Posted by: S.cotus | Mar 12, 2007 1:58:40 PM

To be more precise, since you apparently insist, life-tenured judges can't be removed as a practical matter, although it's theoretically possible.

Posted by: Kent Scheidegger | Mar 12, 2007 2:17:22 PM

Perhaps what you mean to say is that it is politically impossible. There simply does not exist enough political will to impeach a federal judge. Though, strangely enough, federal judges have been impeached with quite lower standards of proof. Alcee Hastings comes to mind, and he had the last laugh.

The other alternative would be to simply amend the constitution to either 1) abrogate the sixth amendment (probably the most intellectually honest approach); or 2) provide for executive or legislative review of judges or their decisions. This would appear to be a much easier way to accomplish your goals of increasing the percentage of human life spent in prison.

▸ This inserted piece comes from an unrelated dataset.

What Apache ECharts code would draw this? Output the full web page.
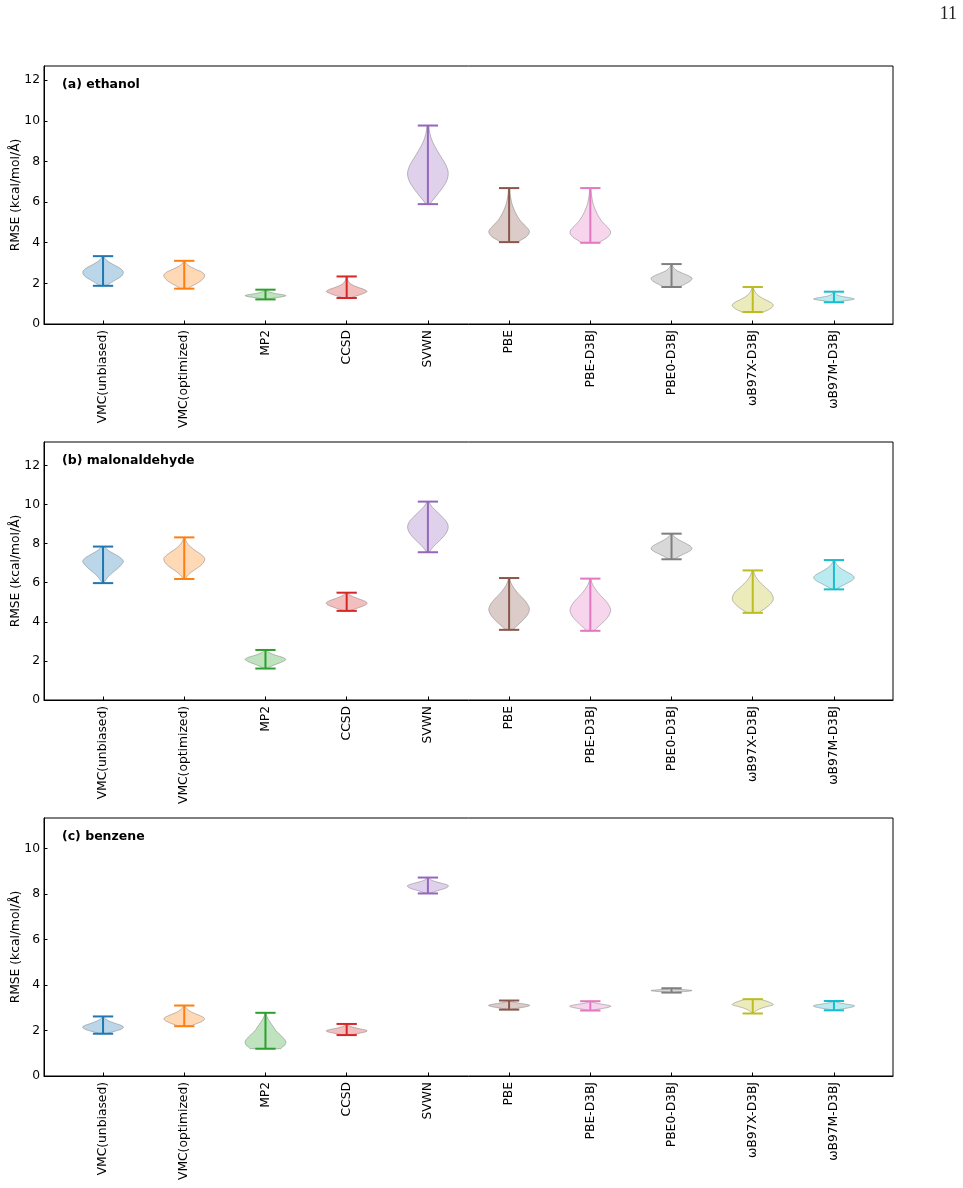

Posted by: S.cotus | Mar 12, 2007 2:36:58 PM

It is a remarkable thing that an impeached and removed federal judge could have the "last laugh". Alcee Hastings should be a pariah, since he is a man who abused his office. Yet, he is not. There is nothing we can do about his electorate--however, he should have no committee assignments, and members of Congress ought to shun him.

Posted by: federalist | Mar 12, 2007 5:15:37 PM

So, let me get this straight. Some people can be elected to Congress by the electorate. Then, they should not be treated as equals by their members of Congress because their fellow members think that they are somehow not worthy.

This is amazing. Somehow people think that Congress should second-guess the choices of a given state’s citizens by simply treating its members with less respect, and treating other members with more respect.

Strangely enough, Rep. Hastings was never convicted of anything. In fact, he was acquitted by a jury. But this isn’t good enough for Federalist. He thinks that Congress should exercise figure out a way to oppress the man and anyone that thinks that he might adequately represent them.

Perhaps Congress was simply wrong to impeach him. They spoke.

Posted by: S.cotus | Mar 12, 2007 6:30:37 PM

Congress was not wrong to impeach him--as the evidence of his wrongdoing was pretty clear.

And there is nothing untoward about Congressmembers being treated differently, happens all the time, like for example, it's no coincidence that all the committee chairs are members of one party. And somehow, I don't think that a jury voting to acquit absolves a person of all of his sins, nor do I think it binds Congress on how it deals with members like Hastings.

Posted by: federalist | Mar 12, 2007 7:17:22 PM

Or maybe the jury knows better than Congress. But, I am with you: juries are stupid. They can and should be overruled by Congress or the executive when their decisions are “clearly” wrong. For example, I know many people in jail who say that the jury was “Clearly” wrong, and therefore, they should be freed. I am sure that you are talking about these folks.

Absolution of sins is for god. Not juries or Congress. It would be pretty neat, however, if Congress could absolve large geographic areas of the country for political gain. I would clearly have dibs on absolving the south for its racist past, and California for CHIPS.

Note: Not all the committee chairs are of the same party. Homeland Security and Government Affairs is chaired by Lieberman who is an Independent.